A ten per cent increase in the carbon dioxide content of the atmosphere should have produced an observable rise in temperature. Such a temperature rise has not, in fact, been observed. The reason is that not all the carbon dioxide which has been generated in the processes of combustion has actually remained in the atmosphere. Most of it has found its way into the great reservoir of our oceans. Some of it is deposited as lime at the bottom of the oceans. However, some time is required for the carbon dioxide to be removed from the atmosphere and to reach the oceans. One would expect, therefore, that there would have been at least a slight increase in the carbon dioxide content of the atmosphere. Measurements show that this is the case and that the increase is about two per cent—which is too small to have changed our climate.

If we continue to consume fuel at an increasing rate, however, it appears probable that the carbon dioxide content of the atmosphere will become high enough to raise the average temperature of the earth by a few degrees. If this were to happen, the ice caps would melt and the general level of the oceans would rise. Coastal cities like New York and Seattle might be inundated.

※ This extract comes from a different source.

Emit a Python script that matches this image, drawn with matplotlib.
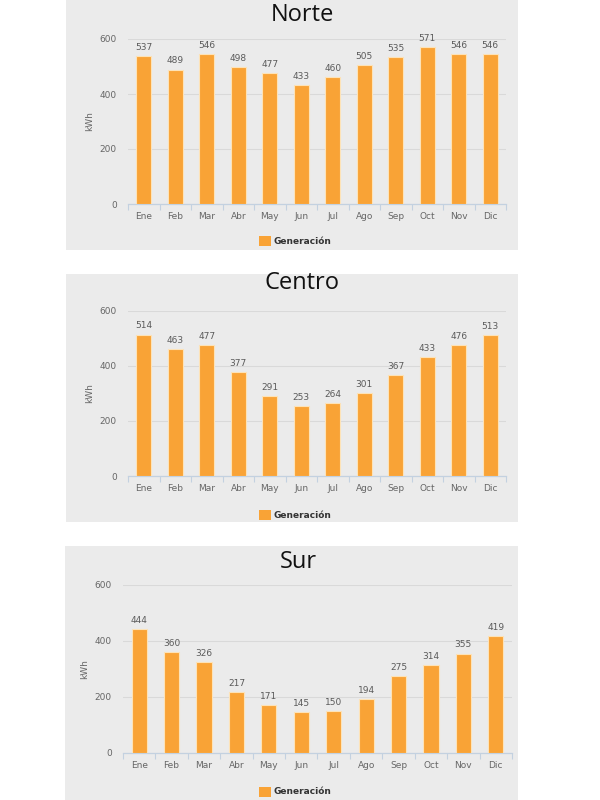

Thus the industrial revolution using ordinary chemical fuel could be forced to end before the advantages of civilization have spread all over the earth. However, it might still be possible to use nuclear fuel. With nuclear fuel the industrial revolution and its countless benefits for man could continue to every part of the globe. The by-products of the nuclear age are less bulky and therefore are more easily handled than the by-products of our coal- and oil-economy. The main advantage of nuclear energy may yet turn out to be this: With proper care nuclear energy may turn out to be the cleanest among the available sources of power.

CHAPTER XIX
The Nuclear Age

The future depends on people. People are unpredictable. Therefore, the future is unpredictable. However, some general conditions of mankind depend on things like the development of technology, the control won by man over nature and the limitations of natural resources. These can be predicted with a little greater confidence. The future is unknown but in some respects its general outline can be guessed.

Such guesses are important. They influence our present outlook and our present actions.

The nuclear age has not yet started. Our sources of energy are not yet nuclear sources. Even in the military field, where development has been most rapid, the structure of the armed forces has not yet adjusted itself to the facts of the nuclear age in a realistic manner. In politics the atomic nucleus has entered as a promise and as a menace—not as a fact on which we can build and with which we can reckon.

Some technical predictions seem safe:

Nuclear energy will not render our older power plants obsolete in the near future. But nuclear energy will make it possible to maintain the pace—even the acceleration—of the industrial revolution. It will be possible to produce all the energy we need at a moderate cost. Furthermore—and this is the important point—this energy will be available at any place on the globe at a cost which is fairly uniform. The greater the need for power, the sooner will it be feasible to satisfy the need with the help of nuclear reactors.